Aim ::
Make an exact transcription of the material, leaving out all images.

--------------------------------

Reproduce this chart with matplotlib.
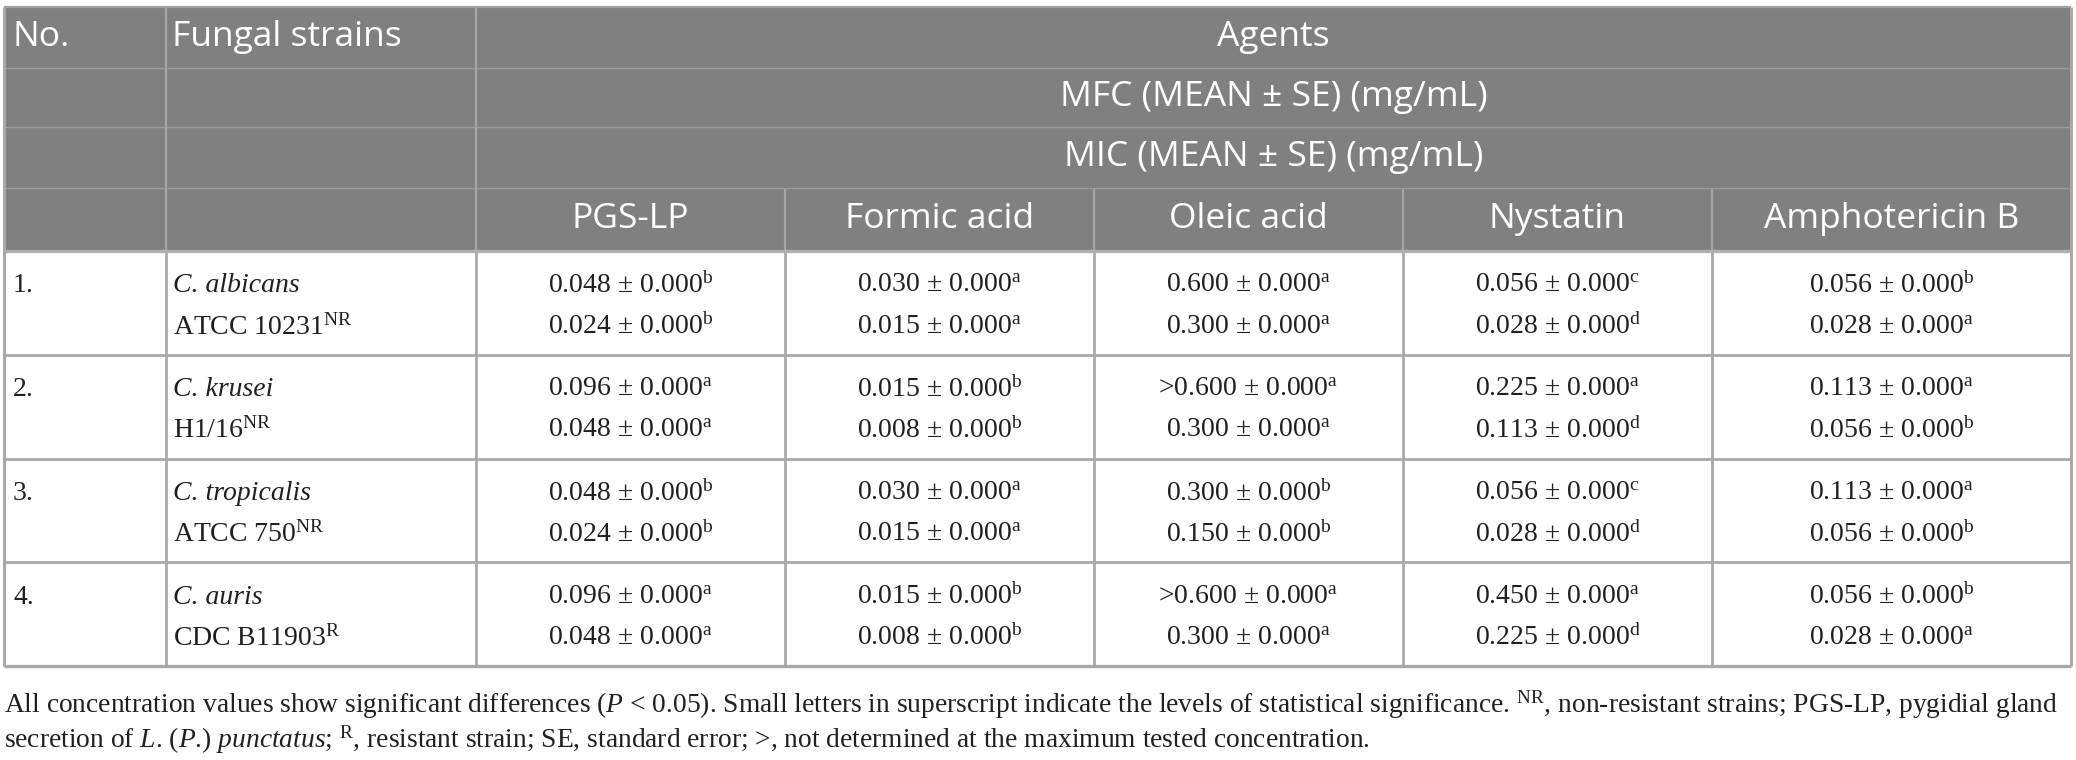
import matplotlib
matplotlib.use("Agg")
import matplotlib.pyplot as plt
from matplotlib.patches import Rectangle

############################################################
# INPUT

strain_no = ["1.", "2.", "3.", "4."]
species = ["C. albicans", "C. krusei", "C. tropicalis", "C. auris"]
strain_ids = ["ATCC 10231", "H1/16", "ATCC 750", "CDC B11903"]
strain_marks = ["NR", "NR", "NR", "R"]
agents = ["PGS-LP", "Formic acid", "Oleic acid", "Nystatin", "Amphotericin B"]

# MFC mean (mg/mL) per strain, one entry per agent
mfc_mean = [["0.048", "0.030", "0.600", "0.056", "0.056"],
            ["0.096", "0.015", ">0.600", "0.225", "0.113"],
            ["0.048", "0.030", "0.300", "0.056", "0.113"],
            ["0.096", "0.015", ">0.600", "0.450", "0.056"]]
mfc_se = [["0.000"] * 5 for _ in range(4)]
mfc_sig = [["b", "a", "a", "c", "b"],
           ["a", "b", "a", "a", "a"],
           ["b", "a", "b", "c", "a"],
           ["a", "b", "a", "a", "b"]]

# MIC mean (mg/mL)
mic_mean = [["0.024", "0.015", "0.300", "0.028", "0.028"],
            ["0.048", "0.008", "0.300", "0.113", "0.056"],
            ["0.024", "0.015", "0.150", "0.028", "0.056"],
            ["0.048", "0.008", "0.300", "0.225", "0.028"]]
mic_se = [["0.000"] * 5 for _ in range(4)]
mic_sig = [["b", "a", "a", "d", "a"],
           ["a", "b", "a", "d", "b"],
           ["b", "a", "b", "d", "b"],
           ["a", "b", "a", "d", "a"]]

header_top = ["No.", "Fungal strains", "Agents"]
header_mfc = "MFC (MEAN \u00b1 SE) (mg/mL)"
header_mic = "MIC (MEAN \u00b1 SE) (mg/mL)"

foot1 = (r"All concentration values show significant differences ($\mathit{P}$ < 0.05). "
         r"Small letters in superscript indicate the levels of statistical significance. "
         r"$^{\mathrm{NR}}$, non-resistant strains; PGS-LP, pygidial gland")
foot2 = (r"secretion of $\mathit{L}$. ($\mathit{P}$.) $\mathit{punctatus}$; $^{\mathrm{R}}$, "
         r"resistant strain; SE, standard error; >, not determined at the maximum tested concentration.")

# END INPUT
############################################################

plt.rcParams['mathtext.fontset'] = 'custom'
plt.rcParams['mathtext.rm'] = 'Liberation Serif'
plt.rcParams['mathtext.it'] = 'Liberation Serif:italic'
plt.rcParams['mathtext.bf'] = 'Liberation Serif:bold'

W, H = 2076, 760
fig = plt.figure(figsize=(W / 100, H / 100), dpi=100)
ax = fig.add_axes([0, 0, 1, 1])
ax.set_xlim(0, W)
ax.set_ylim(H, 0)
ax.axis('off')

# layout (pixels)
xl, xr = 4, 2071
cols = [xl, 166, 476, 785, 1094, 1403, 1712, xr]
hy = [7, 68, 127, 188, 251]
row_h = 103.75
body_top = hy[-1]
body_bot = body_top + row_h * len(strain_no)

head_bg = '#808080'
head_line = '#9c9c9c'
grid = '#a9a9a9'
sans = 'Open Sans'
serif = 'Liberation Serif'
ink = '#231f20'
hfs = 25.5
bfs = 20

ax.add_patch(Rectangle((xl, hy[0]), xr - xl, hy[-1] - hy[0], facecolor=head_bg, edgecolor='none'))

# header grid
for y in hy[1:-1]:
    ax.hlines(y, xl, xr, color=head_line, lw=1.0)
for x in cols[1:3]:
    ax.vlines(x, hy[0], hy[-1], color='#a6a6a6', lw=1.6)
for x in cols[3:-1]:
    ax.vlines(x, hy[3], hy[-1], color='#a6a6a6', lw=1.6)

# body grid
for i in range(1, len(strain_no)):
    ax.hlines(body_top + i * row_h, xl, xr, color=grid, lw=2.0)
for x in cols[1:-1]:
    ax.vlines(x, body_top, body_bot, color=grid, lw=2.0)
ax.hlines(hy[-1], xl, xr, color='#b0b0b0', lw=2.4)
ax.hlines(body_bot, xl, xr, color=grid, lw=2.4)
ax.hlines(hy[0], xl, xr, color='#a0a0a0', lw=1.6)
ax.vlines([xl, xr], hy[0], body_bot, color=grid, lw=2.2)

# header text
def hc(i):
    return (hy[i] + hy[i + 1]) / 2

agents_mid = (cols[2] + cols[-1]) / 2
ax.text(cols[0] + 8, hc(0), header_top[0], color='white', family=sans, fontsize=hfs, va='center', ha='left')
ax.text(cols[1] + 6, hc(0), header_top[1], color='white', family=sans, fontsize=hfs, va='center', ha='left')
ax.text(agents_mid, hc(0), header_top[2], color='white', family=sans, fontsize=hfs, va='center', ha='center')
ax.text(agents_mid, hc(1), header_mfc, color='white', family=sans, fontsize=hfs, va='center', ha='center')
ax.text(agents_mid, hc(2), header_mic, color='white', family=sans, fontsize=hfs, va='center', ha='center')
for j, name in enumerate(agents):
    ax.text((cols[j + 2] + cols[j + 3]) / 2, hc(3), name, color='white', family=sans,
            fontsize=hfs, va='center', ha='center')

# body text
def cell(mean, se, sig):
    return mean + " \u00b1 " + se + r"$^{\mathrm{" + sig + "}}$"

for i in range(len(strain_no)):
    top = body_top + i * row_h
    y1, y2 = top + 35, top + 76
    ax.text(cols[0] + 9, y1, strain_no[i], family=serif, fontsize=bfs, va='center', ha='left', color=ink)
    ax.text(cols[1] + 7, y1, species[i], family=serif, style='italic', fontsize=bfs,
            va='center', ha='left', color=ink)
    ax.text(cols[1] + 7, y2, strain_ids[i] + r"$^{\mathrm{" + strain_marks[i] + "}}$", family=serif,
            fontsize=bfs, va='center', ha='left', color=ink)
    for j in range(len(agents)):
        xc = (cols[j + 2] + cols[j + 3]) / 2
        ax.text(xc, y1, cell(mfc_mean[i][j], mfc_se[i][j], mfc_sig[i][j]), family=serif,
                fontsize=bfs, va='center', ha='center', color=ink)
        ax.text(xc, y2, cell(mic_mean[i][j], mic_se[i][j], mic_sig[i][j]), family=serif,
                fontsize=bfs, va='center', ha='center', color=ink)

# footnote, sized to span the table width
t1 = ax.text(xl, 705, foot1, family=serif, fontsize=16, va='center', ha='left', color=ink)
t2 = ax.text(xl, 740, foot2, family=serif, fontsize=16, va='center', ha='left', color=ink)
r = fig.canvas.get_renderer()
w1 = t1.get_window_extent(r).width
fs = 16 * (2058 - xl) / w1
t1.set_fontsize(fs)
t2.set_fontsize(fs)

fig.savefig("out.png", dpi=100)
plt.close(fig)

--------------------------------

Response to this exercise ::
Reproduce this chart with matplotlib.
import matplotlib
matplotlib.use("Agg")
import matplotlib.pyplot as plt
from matplotlib.patches import Rectangle

############################################################
# INPUT

strain_no = ["1.", "2.", "3.", "4."]
species = ["C. albicans", "C. krusei", "C. tropicalis", "C. auris"]
strain_ids = ["ATCC 10231", "H1/16", "ATCC 750", "CDC B11903"]
strain_marks = ["NR", "NR", "NR", "R"]
agents = ["PGS-LP", "Formic acid", "Oleic acid", "Nystatin", "Amphotericin B"]

# MFC mean (mg/mL) per strain, one entry per agent
mfc_mean = [["0.048", "0.030", "0.600", "0.056", "0.056"],
            ["0.096", "0.015", ">0.600", "0.225", "0.113"],
            ["0.048", "0.030", "0.300", "0.056", "0.113"],
            ["0.096", "0.015", ">0.600", "0.450", "0.056"]]
mfc_se = [["0.000"] * 5 for _ in range(4)]
mfc_sig = [["b", "a", "a", "c", "b"],
           ["a", "b", "a", "a", "a"],
           ["b", "a", "b", "c", "a"],
           ["a", "b", "a", "a", "b"]]

# MIC mean (mg/mL)
mic_mean = [["0.024", "0.015", "0.300", "0.028", "0.028"],
            ["0.048", "0.008", "0.300", "0.113", "0.056"],
            ["0.024", "0.015", "0.150", "0.028", "0.056"],
            ["0.048", "0.008", "0.300", "0.225", "0.028"]]
mic_se = [["0.000"] * 5 for _ in range(4)]
mic_sig = [["b", "a", "a", "d", "a"],
           ["a", "b", "a", "d", "b"],
           ["b", "a", "b", "d", "b"],
           ["a", "b", "a", "d", "a"]]

header_top = ["No.", "Fungal strains", "Agents"]
header_mfc = "MFC (MEAN \u00b1 SE) (mg/mL)"
header_mic = "MIC (MEAN \u00b1 SE) (mg/mL)"

foot1 = (r"All concentration values show significant differences ($\mathit{P}$ < 0.05). "
         r"Small letters in superscript indicate the levels of statistical significance. "
         r"$^{\mathrm{NR}}$, non-resistant strains; PGS-LP, pygidial gland")
foot2 = (r"secretion of $\mathit{L}$. ($\mathit{P}$.) $\mathit{punctatus}$; $^{\mathrm{R}}$, "
         r"resistant strain; SE, standard error; >, not determined at the maximum tested concentration.")

# END INPUT
############################################################

plt.rcParams['mathtext.fontset'] = 'custom'
plt.rcParams['mathtext.rm'] = 'Liberation Serif'
plt.rcParams['mathtext.it'] = 'Liberation Serif:italic'
plt.rcParams['mathtext.bf'] = 'Liberation Serif:bold'

W, H = 2076, 760
fig = plt.figure(figsize=(W / 100, H / 100), dpi=100)
ax = fig.add_axes([0, 0, 1, 1])
ax.set_xlim(0, W)
ax.set_ylim(H, 0)
ax.axis('off')

# layout (pixels)
xl, xr = 4, 2071
cols = [xl, 166, 476, 785, 1094, 1403, 1712, xr]
hy = [7, 68, 127, 188, 251]
row_h = 103.75
body_top = hy[-1]
body_bot = body_top + row_h * len(strain_no)

head_bg = '#808080'
head_line = '#9c9c9c'
grid = '#a9a9a9'
sans = 'Open Sans'
serif = 'Liberation Serif'
ink = '#231f20'
hfs = 25.5
bfs = 20

ax.add_patch(Rectangle((xl, hy[0]), xr - xl, hy[-1] - hy[0], facecolor=head_bg, edgecolor='none'))

# header grid
for y in hy[1:-1]:
    ax.hlines(y, xl, xr, color=head_line, lw=1.0)
for x in cols[1:3]:
    ax.vlines(x, hy[0], hy[-1], color='#a6a6a6', lw=1.6)
for x in cols[3:-1]:
    ax.vlines(x, hy[3], hy[-1], color='#a6a6a6', lw=1.6)

# body grid
for i in range(1, len(strain_no)):
    ax.hlines(body_top + i * row_h, xl, xr, color=grid, lw=2.0)
for x in cols[1:-1]:
    ax.vlines(x, body_top, body_bot, color=grid, lw=2.0)
ax.hlines(hy[-1], xl, xr, color='#b0b0b0', lw=2.4)
ax.hlines(body_bot, xl, xr, color=grid, lw=2.4)
ax.hlines(hy[0], xl, xr, color='#a0a0a0', lw=1.6)
ax.vlines([xl, xr], hy[0], body_bot, color=grid, lw=2.2)

# header text
def hc(i):
    return (hy[i] + hy[i + 1]) / 2

agents_mid = (cols[2] + cols[-1]) / 2
ax.text(cols[0] + 8, hc(0), header_top[0], color='white', family=sans, fontsize=hfs, va='center', ha='left')
ax.text(cols[1] + 6, hc(0), header_top[1], color='white', family=sans, fontsize=hfs, va='center', ha='left')
ax.text(agents_mid, hc(0), header_top[2], color='white', family=sans, fontsize=hfs, va='center', ha='center')
ax.text(agents_mid, hc(1), header_mfc, color='white', family=sans, fontsize=hfs, va='center', ha='center')
ax.text(agents_mid, hc(2), header_mic, color='white', family=sans, fontsize=hfs, va='center', ha='center')
for j, name in enumerate(agents):
    ax.text((cols[j + 2] + cols[j + 3]) / 2, hc(3), name, color='white', family=sans,
            fontsize=hfs, va='center', ha='center')

# body text
def cell(mean, se, sig):
    return mean + " \u00b1 " + se + r"$^{\mathrm{" + sig + "}}$"

for i in range(len(strain_no)):
    top = body_top + i * row_h
    y1, y2 = top + 35, top + 76
    ax.text(cols[0] + 9, y1, strain_no[i], family=serif, fontsize=bfs, va='center', ha='left', color=ink)
    ax.text(cols[1] + 7, y1, species[i], family=serif, style='italic', fontsize=bfs,
            va='center', ha='left', color=ink)
    ax.text(cols[1] + 7, y2, strain_ids[i] + r"$^{\mathrm{" + strain_marks[i] + "}}$", family=serif,
            fontsize=bfs, va='center', ha='left', color=ink)
    for j in range(len(agents)):
        xc = (cols[j + 2] + cols[j + 3]) / 2
        ax.text(xc, y1, cell(mfc_mean[i][j], mfc_se[i][j], mfc_sig[i][j]), family=serif,
                fontsize=bfs, va='center', ha='center', color=ink)
        ax.text(xc, y2, cell(mic_mean[i][j], mic_se[i][j], mic_sig[i][j]), family=serif,
                fontsize=bfs, va='center', ha='center', color=ink)

# footnote, sized to span the table width
t1 = ax.text(xl, 705, foot1, family=serif, fontsize=16, va='center', ha='left', color=ink)
t2 = ax.text(xl, 740, foot2, family=serif, fontsize=16, va='center', ha='left', color=ink)
r = fig.canvas.get_renderer()
w1 = t1.get_window_extent(r).width
fs = 16 * (2058 - xl) / w1
t1.set_fontsize(fs)
t2.set_fontsize(fs)

fig.savefig("out.png", dpi=100)
plt.close(fig)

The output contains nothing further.